Here at Outbrain, we just released a new program called OutLoud. Check our blog post here for more information. The idea behind OutLoud is to allow anyone to submit content they want people to read– then we take that content and find where it should be recommended across the thousands of sites where our recommendation platform is installed.
There are a lot of reasons I really love this product (wouldn’t have wanted to help build it otherwise!). Here are just a few of them that may be slightly different than what you’ll see on our web site:
1) I love that we’re pioneering a system for great content syndication and finding ways for marketers to leverage content. In all my years working in online advertising and marketing, I’ve always had mixed feelings about the quality of some of the “offers” that monopolize publisher pages. While I totally saw the value from the advertiser’s perspective, I wondered how many real people got something worthwhile from these ads. Obviously enough people *did* find it valuable to make the advertiser’s ROI work, but most marketers needed only only 0.2% of people to engage to make the media buy profitable — they could leave 99.8% of people annoyed or simply disengaged with no negative ramifications.
With OutLoud, we are a *content only* network. We only accept articles, videos, etc. that allow people who are reading and consuming content on other sites to continue that activity.

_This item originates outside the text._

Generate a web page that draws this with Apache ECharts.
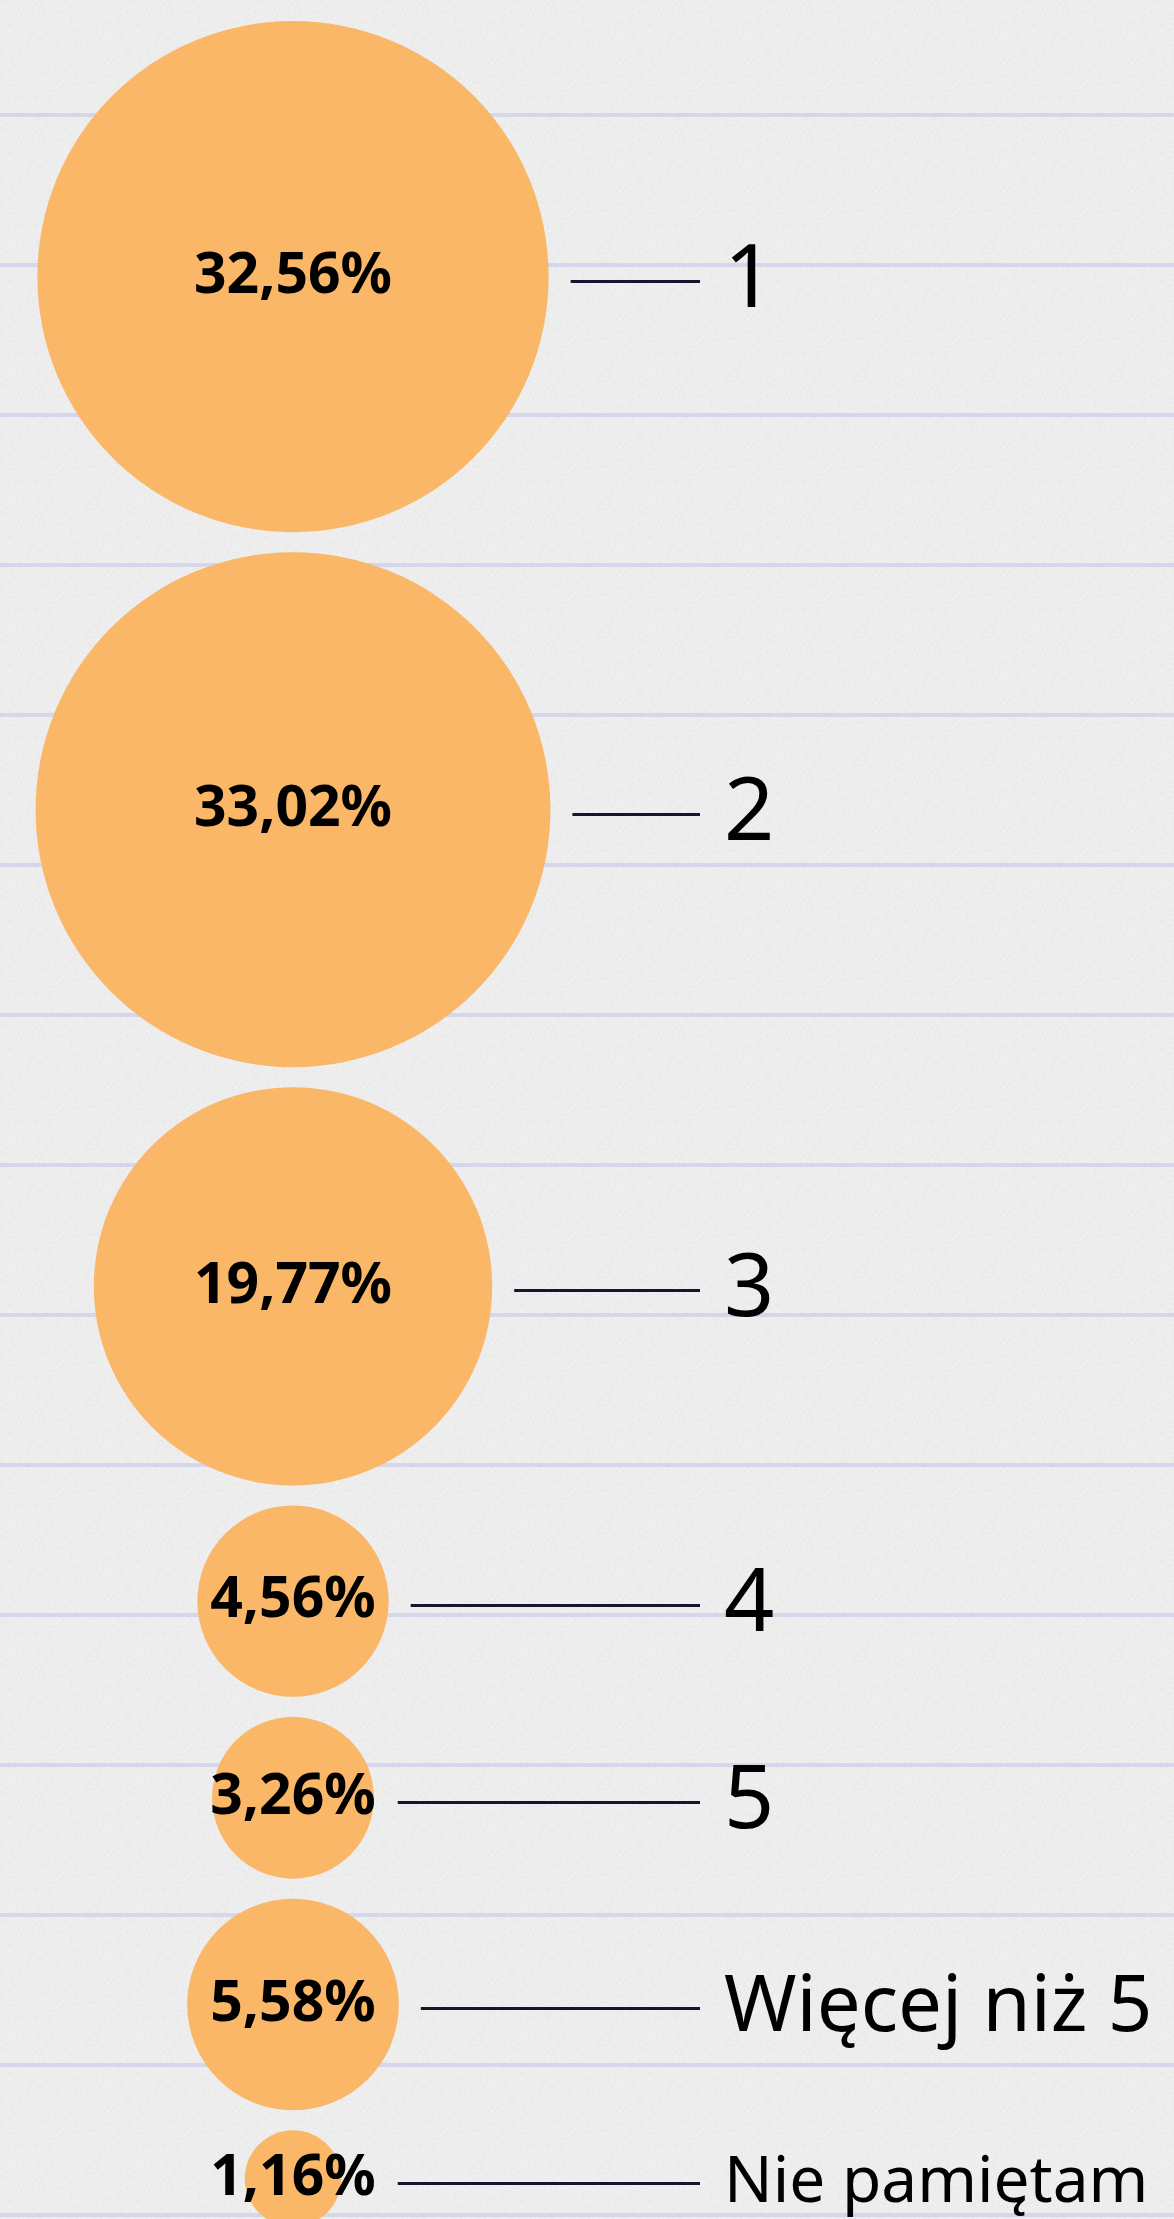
<!DOCTYPE html>
<html>
<head>
<meta charset="utf-8">
<script src="https://cdn.jsdelivr.net/npm/echarts@6/dist/echarts.min.js"></script>
<style>
html,body{margin:0;padding:0;background:#ececec;}
#c{width:1174px;height:2219px;}
</style>
</head>
<body>
<div id="c"></div>
<script>
// ---- data ----
const categories = ['1', '2', '3', '4', '5', 'Więcej niż 5', 'Nie pamiętam'];
const shares = [32.56, 33.02, 19.77, 4.56, 3.26, 5.58, 1.16];
const valueLabels = ['32,56%', '33,02%', '19,77%', '4,56%', '3,26%', '5,58%', '1,16%'];

// ---- styles ----
const catFontSizes = [88, 88, 88, 88, 88, 78, 64];
const BUBBLE_COLOR = '#F9B767';
const LINE_COLOR = '#15152d';
const PCT_FONT = 'bold 57px "Noto Sans"';
const RADIUS_K = 44.8;   // px per sqrt(percent)
const GAP = 20, TOP = 21, CX = 293, LINE_END = 700, CAT_X = 724;

// bubbles stacked vertically, each sized from its value
let cursor = TOP;
const layoutData = shares.map(function (v, i) {
  const r = RADIUS_K * Math.sqrt(v);
  const cy = cursor + r;
  cursor = cy + r + GAP;
  return [CX, cy, v, i];
});

const mctx = document.createElement('canvas').getContext('2d');
function textWidth(t, font) { mctx.font = font; return mctx.measureText(t).width; }

// subtle paper texture (deterministic hash noise, decoration only)
const tex = document.createElement('canvas');
tex.width = 128; tex.height = 128;
(function () {
  const tctx = tex.getContext('2d');
  const img = tctx.createImageData(128, 128);
  for (let y = 0; y < 128; y++) {
    for (let x = 0; x < 128; x++) {
      let h = (x * 374761393 + y * 668265263) | 0;
      h = Math.imul(h ^ (h >>> 13), 1274126177);
      h = (h ^ (h >>> 16)) >>> 0;
      const n = (h % 9) - 4;
      const v = 237 + n;
      const p = (y * 128 + x) * 4;
      img.data[p] = v; img.data[p + 1] = v; img.data[p + 2] = v; img.data[p + 3] = 255;
    }
  }
  tctx.putImageData(img, 0, 0);
})();

// ruled paper lines (decoration)
const decor = [{
  type: 'rect', z: -2, silent: true,
  shape: { x: 0, y: 0, width: 1174, height: 2219 },
  style: { fill: { image: tex, repeat: 'repeat' } }
}];
for (let k = 0; k < 15; k++) {
  const y = 115 + 150 * k;
  decor.push({
    type: 'line', z: -1, silent: true,
    shape: { x1: 0, y1: y, x2: 1174, y2: y },
    style: { stroke: 'rgba(180,184,230,0.42)', lineWidth: 4 }
  });
}

const chart = echarts.init(document.getElementById('c'), null, { renderer: 'canvas' });
chart.setOption({
  backgroundColor: '#ececec',
  animation: false,
  grid: { left: 0, right: 0, top: 0, bottom: 0 },
  xAxis: { type: 'value', min: 0, max: 1174, show: false },
  yAxis: { type: 'value', min: 0, max: 2219, inverse: true, show: false },
  graphic: { elements: decor },
  series: [{
    type: 'custom',
    data: layoutData,
    encode: { x: 0, y: 1 },
    clip: false,
    renderItem: function (params, api) {
      const i = api.value(3);
      const c = api.coord([api.value(0), api.value(1)]);
      const r = api.size([RADIUS_K * Math.sqrt(api.value(2)), 0])[0];
      const lbl = valueLabels[i];
      const lw = textWidth(lbl, PCT_FONT);
      const x1 = Math.max(c[0] + r, c[0] + lw / 2) + 22;
      const x2 = api.coord([LINE_END, 0])[0];
      const ly = Math.round(c[1] + 4) + 0.5;
      return {
        type: 'group',
        children: [
          { type: 'circle', shape: { cx: c[0], cy: c[1], r: r }, style: { fill: BUBBLE_COLOR } },
          { type: 'text', style: { text: lbl, x: c[0], y: c[1], align: 'center', verticalAlign: 'middle', font: PCT_FONT, fill: '#000' } },
          { type: 'line', shape: { x1: x1, y1: ly, x2: x2, y2: ly }, style: { stroke: LINE_COLOR, lineWidth: 3 } },
          { type: 'text', style: { text: categories[i], x: api.coord([CAT_X, 0])[0], y: ly, align: 'left', verticalAlign: 'middle', font: catFontSizes[i] + 'px "Noto Sans"', fill: '#000' } }
        ]
      };
    }
  }]
});
</script>
</body>
</html>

I really believe this fits a big hole in the digital publishing landscape by allowing publishers to profit by helping their users find interesting content, which is what publishing (and reading!) is all about.
2) I love that the marketing applications of content amplification are so broad. Picking an article or two that you want people to read can benefit all kinds of businesses and people in ways I probably haven’t even thought of yet. For instance, I’ve already come across one person who wants to use OutLoud to expose larger audiences to her scientific research (which has practical implications for the types of devices we buy). I’ve know an artist whose work was showcased in a well known interior design store and wanted people to read about that. I’ve got a brother who just wanted to rub salt in the wounds of a rival sports team when they were mocked online on a well known blog, and for $10, he was happy to share the love. And of course we run into small and medium sized businesses every day who are putting out interesting content– or being covered in other publications– and want to get the word out. Almost everyone I tell about our program seems to have a use for it…..and the majority of them are not Internet marketers. It’s exciting when you can’t totally predict how the world might use what you’re creating.
3) I love that we’re allowing any piece of content, no matter how “small”, to be showcased on some of the biggest web sites out there when they are likely to be interesting to a specific audience. As we all know, content proliferation on the web is a beast….100,000 new blogs created a day, some say. And yet it’s impossible to find 99.9% of it. If you are like me, then you probably visit a handful of content sites day in and day out who as a rule you’ve learned to trust. You know there’s a lot more great stuff out there but don’t have time to sift through the layers and layers of noise to find it, and so you live in a self-contained echo chamber. With our program, we’re trying to bridge that gap: an article written by your next door neighbor can be showcased on Chicago Tribune, or Seattle Times, or USATODAY as long as it’s highly relevant and as long as readers tend to respond to it positively. So for all those people who, like me, spend most of their time reading the same 10 content sites, there’s now an opportunity to be introduced to really interesting stuff from places they would simply never find on their own. And that’s pretty neat.
So that’s my self-promotional plug for the day. But hey — if you can’t get excited about what you’re working on, you shouldn’t be working on it.